Mar '10 - Apr '11
“What exactly do you do here?”
words by Jason Skibo
Well, we color a lot.
We provide visual stimulation, on 11x17 at a time.
We rotate virtual models for hours.
We draw with a mouse and a keyboard.
We photograph.
We design t-shirts, magazines and websites.
We learn how to talk so no one else can understand us.
We have created irrational bonds to our computer, and know its moods.
We are still trying to understand what tectonic means.
We provide the mood of a room.
We provide the mood of a city.
We go to museums, but not for the art (sometimes we go for the art).
We collect pens.
We spend hours talking about fonts.
We analyze. We over analyze. We over-analyze? We over analyze. We always make the same decision in the end.
We don’t have time.
We make deals with the local art supply stores.
We have grand schemes.
We have side projects.
We express our wildest dreams and desires through parti diagrams and building sections.
We construct temporary palaces made of cardboard and wood.
We don’t create rooms, we create spaces.
We haven’t left this building in 25 hours, and we’re not even thinking about leaving anytime soon.
We are never satisfied.
We think it should look more like this…
We are trying to figure this whole thing out.
We see invisible meaning.
We know that thirty years later, we will have just gotten started…
We understand the artistic potential of mass produced chairs.
We graffiti.
We know the difference between a portico and a vestibule.
We get into physical confrontations about wall thicknesses.
We wonder how everyone else does it.
We haven’t stopped thinking about designing since we started.
We’ve done more work than you have.
We think we have an ego problem…
We know about that obscure project in that small country in Eastern Europe by that firm with the strange name.
We’re all really just doing this so that when we build our own houses we can put a hot tub in our bedrooms.
We’re not impressed with their new stuff.
We still don’t know what we want to be when we grow up (but don’t tell anyone)
We have friends here, and they’re the only ones who really understand.
We are shaping the world through steel and concrete, brick and mortar, plastic, glass, and stone; through cities and neighborhoods, streets and sidewalks, gardens, parks and the occasional ambiguous art installation.
We are Wentworth Architecture, and we are at WAr.
WENTWORTH ARCHITECTURE REVIEW is a social project to invigorate and publicize Wentworth design.

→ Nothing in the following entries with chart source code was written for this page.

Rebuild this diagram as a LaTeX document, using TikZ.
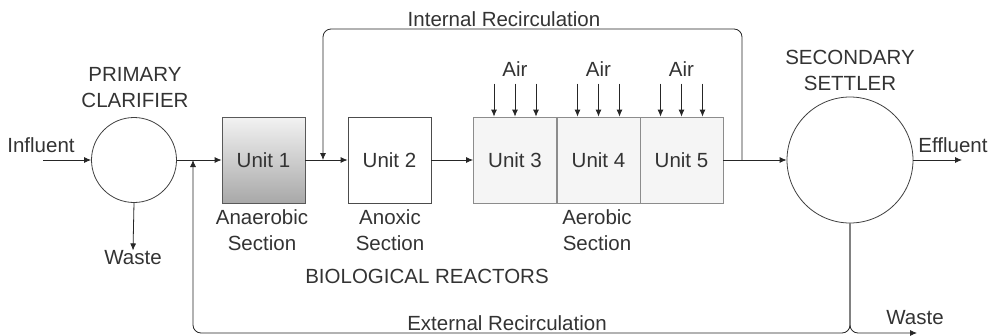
\documentclass[tikz,border=0pt]{standalone}
\usepackage{fontspec}
\setmainfont{Liberation Sans}
\usepackage{tikz}
\usetikzlibrary{arrows.meta}
\usetikzlibrary{calc}

\begin{document}
\begin{tikzpicture}[x=1pt, y=-1pt, line width=0.8pt, draw=black!85, text=black!80,
    font=\fontsize{20.5}{26}\selectfont,
    tank/.style={circle, draw=black!75, fill=white, inner sep=0pt},
    unit/.style={rectangle, draw=black!70, fill=white, minimum width=83pt, minimum height=86pt, inner sep=0pt},
    aero/.style={unit, draw=black!45, fill=black!4},
    flow/.style={-{Latex[length=7pt, width=6pt]}},
    lbl/.style={align=center, inner sep=0pt}]
  \useasboundingbox (0,0) rectangle (999,335);

  % tanks and reactors
  \node[tank, minimum size=85pt] (pc) at (134, 160) {};
  \node[tank, minimum size=126pt] (ss) at (850, 160) {};

  \node[unit, draw=black!65, top color=black!5, bottom color=black!34] (u1) at (263.5, 160) {Unit 1};
  \node[unit] (u2) at (389.5, 160) {Unit 2};
  \node[aero] (u3) at (515, 160) {Unit 3};
  \node[aero] (u4) at (598.5, 160) {Unit 4};
  \node[aero] (u5) at (681.5, 160) {Unit 5};

  % labels
  \node[lbl] (infl) at (41, 145) {Influent};
  \node[lbl] (pcname) at (135, 88) {PRIMARY\\CLARIFIER};
  \node[lbl] (pcw) at (133, 258) {Waste};
  \node[lbl] (ssname) at (850, 70) {SECONDARY\\SETTLER};
  \node[lbl] (effl) at (953, 145) {Effluent};
  \node[lbl] (ssw) at (915, 318) {Waste};
  \node[lbl] (s1) at (262, 230) {Anaerobic\\Section};
  \node[lbl] (s2) at (390, 230) {Anoxic\\Section};
  \node[lbl] (s3) at (597, 230) {Aerobic\\Section};
  \node[lbl] (bio) at (427, 276) {BIOLOGICAL REACTORS};
  \node[lbl] (irtxt) at (504, 19) {Internal Recirculation};
  \node[lbl] (ertxt) at (507, 323) {External Recirculation};

  \coordinate (in) at (43, 160);
  \coordinate (out) at (962, 160);
  \coordinate (irin) at (323, 160);
  \coordinate (irout) at (742, 160);
  \coordinate (erin) at (193, 160);
  \coordinate (wout) at (917, 333);
  \coordinate (top) at (0, 29);
  \coordinate (bot) at (0, 333);

  % main line
  \draw[flow] (in) -- (pc.west);
  \draw[flow] (pc.east) -- (u1.west);
  \draw[flow] (u1.east) -- (u2.west);
  \draw[flow] (u2.east) -- (u3.west);
  \draw[flow] (u5.east) -- (ss.west);
  \draw[flow] (ss.east) -- (out);
  \draw[flow] (pc.south) -- (pcw.north);

  % recirculations
  \draw[flow, rounded corners=8pt] (irout) |- (irin |- top) -- (irin);
  \draw[flow, rounded corners=8pt] (ss.south) |- (erin |- bot) -- (erin);
  \draw[flow, rounded corners=8pt] (ss.south) |- (wout);

  % air
  \foreach \u in {3,4,5} {
    \node[lbl] (air\u) at ([yshift=48pt]u\u.north) {Air};
    \foreach \dx in {-21,0,21}
      \draw[flow] ([xshift=\dx pt, yshift=33pt]u\u.north) -- ([xshift=\dx pt]u\u.north);
  }
\end{tikzpicture}
\end{document}
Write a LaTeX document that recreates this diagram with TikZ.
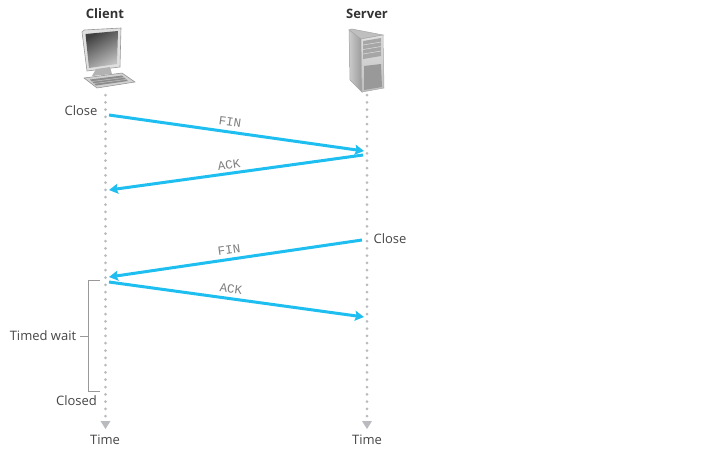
\documentclass[tikz,border=0pt]{standalone}
\usepackage{fontspec}
\setmainfont{Open Sans}
\setmonofont{Liberation Mono}
\usetikzlibrary{arrows.meta}
\definecolor{flow}{RGB}{30,190,240}
\definecolor{ink}{RGB}{70,70,70}
\definecolor{rail}{RGB}{185,187,190}
\tikzset{
  x=1pt,y=-1pt,
  flowline/.style={draw=flow,line width=3pt,-{Stealth[length=9pt,width=10pt,inset=1.5pt]}},
  lifeline/.style={draw=rail,line width=3pt,line cap=round,dash pattern=on 0pt off 7.3pt},
  lifehead/.style={fill=rail,draw=none},
  label/.style={font=\fontsize{13pt}{15pt}\selectfont,text=ink,inner sep=0pt},
  title/.style={font=\fontsize{13pt}{15pt}\selectfont\bfseries,text=black!80,inner sep=0pt},
  msg/.style={font=\ttfamily\fontsize{12.5pt}{14pt}\selectfont,text=black!50,inner sep=0pt},
  bracket/.style={draw=black!40,line width=1pt},
}
\begin{document}
\begin{tikzpicture}
\useasboundingbox (0,0) rectangle (713,456);
\fill[white] (0,0) rectangle (713,456);

% lifelines
\coordinate (cTop) at (105.5,95);
\coordinate (cEnd) at (105.5,420);
\coordinate (sTop) at (367,95);
\coordinate (sEnd) at (367,420);
\draw[lifeline] (cTop) -- (cEnd);
\draw[lifeline] (sTop) -- (sEnd);
\fill[lifehead] (100.5,421) -- (110.5,421) -- (105.5,429) -- cycle;
\fill[lifehead] (362,421) -- (372,421) -- (367,429) -- cycle;

% client computer
\draw[black!40,line width=.6pt,fill=black!12] (82,32) -- (84,30) -- (121,28) -- (120,67) -- (87,71) -- cycle;
\shade[left color=black!75,right color=black!25,middle color=black!50,shading angle=30]
  (85.5,34) -- (118,31) -- (117,64) -- (89,68) -- cycle;
\fill[black!30] (96,69) -- (110,67) -- (112,74) -- (92,76) -- cycle;
\fill[black!18,draw=black!45,line width=.5pt] (84,78) -- (122,73) -- (135,82) -- (97,88) -- cycle;
\fill[black!45] (90,79.5) -- (122,75.5) -- (128,81) -- (96,85.5) -- cycle;
\draw[black!20,line width=.4pt] (92,81.5) -- (124,77.5) (94,83.5) -- (126,79.5);

% server
\fill[black!25,draw=black!35,line width=.5pt] (349,30) -- (352,29) -- (383,35) -- (361,39) -- cycle;
\shade[left color=black!20,right color=black!40,draw=black!35,line width=.5pt]
  (349,30) -- (361,39) -- (362,92) -- (350,80) -- cycle;
\shade[top color=black!12,bottom color=black!25,draw=black!35,line width=.5pt]
  (361,39) -- (383,35) -- (384,88) -- (362,92) -- cycle;
\fill[black!35] (363,41) -- (381,38) -- (381,56) -- (363,59) -- cycle;
\draw[black!12,line width=.5pt] (363,45) -- (381,42) (363,49.5) -- (381,46.5) (363,54) -- (381,51);
\fill[black!40] (364,66) -- (381,64) -- (382,87) -- (364,90) -- cycle;

% titles
\node[title] (client) at (105,14) {Client};
\node[title] (server) at (367,14) {Server};

% labels
\node[label] (closeC) at (81,111) {Close};
\node[label] (closeS) at (390,239) {Close};
\node[label] (timed) at (43,336) {Timed wait};
\node[label] (closed) at (76.5,401) {Closed};
\node[label] (timeC) at (105,440) {Time};
\node[label] (timeS) at (367,440) {Time};

% messages
\coordinate (a1) at (109,115);
\coordinate (b1) at (364,151);
\coordinate (a2) at (363,155);
\coordinate (b2) at (109,190);
\coordinate (a3) at (362,240);
\coordinate (b3) at (109,277);
\coordinate (a4) at (109,282);
\coordinate (b4) at (364,317);
\draw[flowline] (a1) -- (b1);
\draw[flowline] (a2) -- (b2);
\draw[flowline] (a3) -- (b3);
\draw[flowline] (a4) -- (b4);
\node[msg,rotate=-8] (m1) at (230,122) {FIN};
\node[msg,rotate=8] (m2) at (229,165) {ACK};
\node[msg,rotate=8] (m3) at (229,250) {FIN};
\node[msg,rotate=-8] (m4) at (231,289) {ACK};

% bracket
\coordinate (br1) at (100,280);
\coordinate (br2) at (88,280);
\coordinate (br3) at (88,391);
\coordinate (br4) at (100,391);
\coordinate (brm) at (88,336);
\coordinate (brt) at (80,336);
\draw[bracket] (br1) -- (br2) -- (br3) -- (br4);
\draw[bracket] (brm) -- (brt);
\end{tikzpicture}
\end{document}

Through print and the web we aim to present and criticize what it is we do here at Wentworth.
The process has started. WAr First Edit
5 Comments
Great post! I wish I could say that we're at WAR at my school....
My favorite is the one about the hot tub.
Dig it.
Architects have been at war since Vitruvius said we should be tuning ballistas.
nice one...
Architecture and war are not incompatible. Architecture is war. War is architecture. I am at war with my time, with history, with all authority that resides in fixed and frightened forms. I am one of millions who do not fit in, who have no home, no family, no doctrine, no firm place to call my own, no known beginning or end, no "sacred and primordial site." I declare war on all icons and finalities, on all histories that would chain me with my own falseness, my own pitiful fears. I know only moments, and lifetimes that are as moments, and forms that appear with infinite strength, then "melt into air." I am an architect, a constructor of worlds, a sensualist who worships the flesh, the melody, a silhouette against the darkening sky. I cannot know your name. Nor you can know mine. Tomorrow, we begin together the construction of a city.
Woods, Lebbeus (2002). War and Architecture. New York: Princeton Architectural Press. pp. 1
Schweeet post and a nice quote by Lebbeus.